Omaima Aree Nelson in 2006 (California Dept. of Corrections) |
The prosecutor that put her away 20-years ago is opposing parole for a former model convicted of killing her husband, then cooking and eating his remains.
Omaima Aree Nelson is seeking early release from her 27-years-to-life sentence for murdering William E. Nelson, 56, over Thanksgiving weekend in 1991.
Nelson is scheduled to appear at a parole board hearing next Wednesday in Chowchilla State Prison in Central California.
Her first bid at parole was rejected in 2006.
The prosecutor who helped send Nelson to prison has written a letter to the board saying Nelson would be a threat to public safety if released.
He says he'll never forget the horror of visiting the couple's home.
There were suitcases and plastic bags soaked with dark liquid from his body parts.
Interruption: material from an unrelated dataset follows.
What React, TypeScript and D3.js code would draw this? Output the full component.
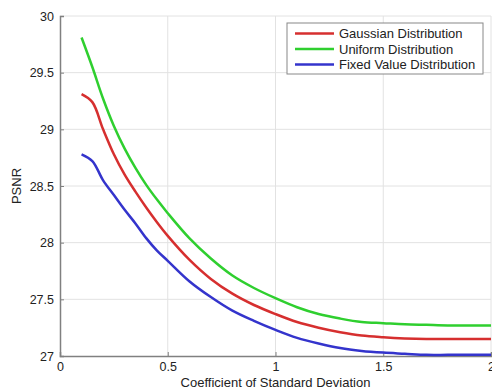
import { useRef, useEffect } from 'react';
import { select, scaleLinear, line, axisBottom, axisLeft, curveCatmullRom } from 'd3';

const xs = [0.1, 0.15, 0.2, 0.25, 0.3, 0.35, 0.4, 0.45, 0.5, 0.6, 0.7, 0.8, 0.9, 1.0, 1.1, 1.2, 1.3, 1.4, 1.5, 1.6, 1.7, 1.8, 1.9, 2.0];
const gaussian = [29.31, 29.24, 29.0, 28.78, 28.6, 28.45, 28.31, 28.18, 28.06, 27.85, 27.68, 27.55, 27.45, 27.37, 27.3, 27.25, 27.21, 27.18, 27.165, 27.155, 27.15, 27.15, 27.15, 27.15];
const uniform = [29.81, 29.55, 29.27, 29.03, 28.83, 28.66, 28.51, 28.38, 28.26, 28.04, 27.86, 27.71, 27.6, 27.51, 27.43, 27.37, 27.33, 27.3, 27.29, 27.28, 27.275, 27.27, 27.27, 27.27];
const fixedVal = [28.78, 28.72, 28.55, 28.42, 28.29, 28.17, 28.04, 27.93, 27.84, 27.66, 27.52, 27.4, 27.31, 27.23, 27.16, 27.11, 27.07, 27.045, 27.03, 27.02, 27.01, 27.01, 27.01, 27.01];
const seriesNames = ['Gaussian Distribution', 'Uniform Distribution', 'Fixed Value Distribution'];
const seriesColors = ['#d62f2f', '#2fcf2f', '#3434cc'];
const xTicks = [0, 0.5, 1, 1.5, 2];
const yTicks = [27, 27.5, 28, 28.5, 29, 29.5, 30];

export default function App() {
    const svgRef = useRef<SVGSVGElement | null>(null);

    useEffect(() => {
        const svg = select(svgRef.current);
        svg.selectAll('*').remove();
        const left = 60, right = 491, top = 16, bottom = 356;
        const x = scaleLinear().domain([0, 2]).range([left, right]);
        const y = scaleLinear().domain([27, 30]).range([bottom, top]);
        const font = 'Liberation Sans, Arial, sans-serif';

        // grid
        const grid = svg.append('g');
        grid.selectAll('.gx').data(xTicks.slice(1)).join('line')
            .attr('x1', (d) => x(d)).attr('x2', (d) => x(d))
            .attr('y1', top).attr('y2', bottom)
            .attr('stroke', '#e2e2e2').attr('stroke-width', 1);
        grid.selectAll('.gy').data(yTicks.slice(1)).join('line')
            .attr('x1', left).attr('x2', right)
            .attr('y1', (d) => y(d)).attr('y2', (d) => y(d))
            .attr('stroke', '#e2e2e2').attr('stroke-width', 1);

        // axes
        const xAxis: any = axisBottom(x).tickValues(xTicks).tickSize(-4).tickPadding(6).tickFormat((d: any) => '' + d);
        const yAxis: any = axisLeft(y).tickValues(yTicks).tickSize(-4).tickPadding(6).tickFormat((d: any) => '' + d);
        const gx = svg.append('g').attr('transform', `translate(0,${bottom})`).call(xAxis);
        const gy = svg.append('g').attr('transform', `translate(${left},0)`).call(yAxis);
        [gx, gy].forEach((g) => {
            g.select('.domain').attr('stroke', '#808080').attr('stroke-width', 1.5);
            g.selectAll('.tick line').attr('stroke', '#808080');
            g.selectAll('.tick text').attr('fill', '#222').attr('font-size', 12.5).attr('font-family', font);
        });

        // lines
        const all = [gaussian, uniform, fixedVal];
        const gen = line<number>().x((d, i) => x(xs[i])).y((d) => y(d)).curve(curveCatmullRom.alpha(0.5));
        all.forEach((vals, i) => {
            svg.append('path').datum(vals)
                .attr('d', gen)
                .attr('fill', 'none')
                .attr('stroke', seriesColors[i])
                .attr('stroke-width', 2.5)
                .attr('stroke-linejoin', 'round');
        });

        // legend
        const lg = svg.append('g');
        lg.append('rect').attr('x', 287).attr('y', 23).attr('width', 196).attr('height', 51)
            .attr('fill', '#fff').attr('stroke', '#888').attr('stroke-width', 1);
        seriesNames.forEach((name, i) => {
            const yy = 33.5 + i * 15.5;
            lg.append('line').attr('x1', 295).attr('x2', 334).attr('y1', yy).attr('y2', yy)
                .attr('stroke', seriesColors[i]).attr('stroke-width', 2.5);
            lg.append('text').attr('x', 339).attr('y', yy + 4.5).text(name)
                .attr('font-size', 13).attr('font-family', font).attr('fill', '#222');
        });

        // labels
        svg.append('text').attr('x', x(1)).attr('y', 387).attr('text-anchor', 'middle')
            .attr('font-size', 13).attr('font-family', font).attr('fill', '#222')
            .text('Coefficient of Standard Deviation');
        svg.append('text').attr('transform', `translate(21,${(top + bottom) / 2}) rotate(-90)`)
            .attr('text-anchor', 'middle')
            .attr('font-size', 13).attr('font-family', font).attr('fill', '#222')
            .text('PSNR');
    }, []);

    return (
        <svg ref={svgRef} width={492} height={389} style={{ position: 'absolute', left: 0, top: 0, background: '#fff' }} />
    );
}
In the fry cooker there sat Mr. Nelsons hands and when we opened the refrigerator there was Mr. Nelsons head with stab wounds, Palowski recalls. She had his entrails in his Corvette and she was trying to get an ex-boyfriend to yank out the dentures from the head so she could dump it in the Back Bay.
Nelson, who worked as a part-time model and nanny in Egypt, immigrated to the U.S. in 1986.
She was in her 20's when she killed her husband and then dismembered and cooked parts of his body in their Costa Mesa apartment.
The couple had been married for about a month.
After the murder, Nelson boiled her husband's head on the stove in an attempt to remove his teeth, skinned his torso and fried his hands in oil, Pawloski told the Daily Pilot.
Nelson then drove garbage bags filled with the body parts to various ex-boyfriends, asking them to help dispose of the evidence and offering $75,000 for help, Pawloski said.
Neighbors at the time said the garbage disposal was on for "a long time" and "constant chopping sounds" were coming from the home, according to the newspaper.
In court, a psychiatrist testified that Nelson put on red shoes, a red hat and red lipstick before spending hours chopping up her husband's body.
According to Pawloski, Nelson was the first defendant to used the "battered wife" defense in Orange County, claiming her husband raped her the night before she killed him.
She also told psychiatrists and her attorney that she had been the victim of sexual abuse as a child in Egypt where she was molested, beaten and forced to undergo female circumcision, a mutilation of the female genitalia.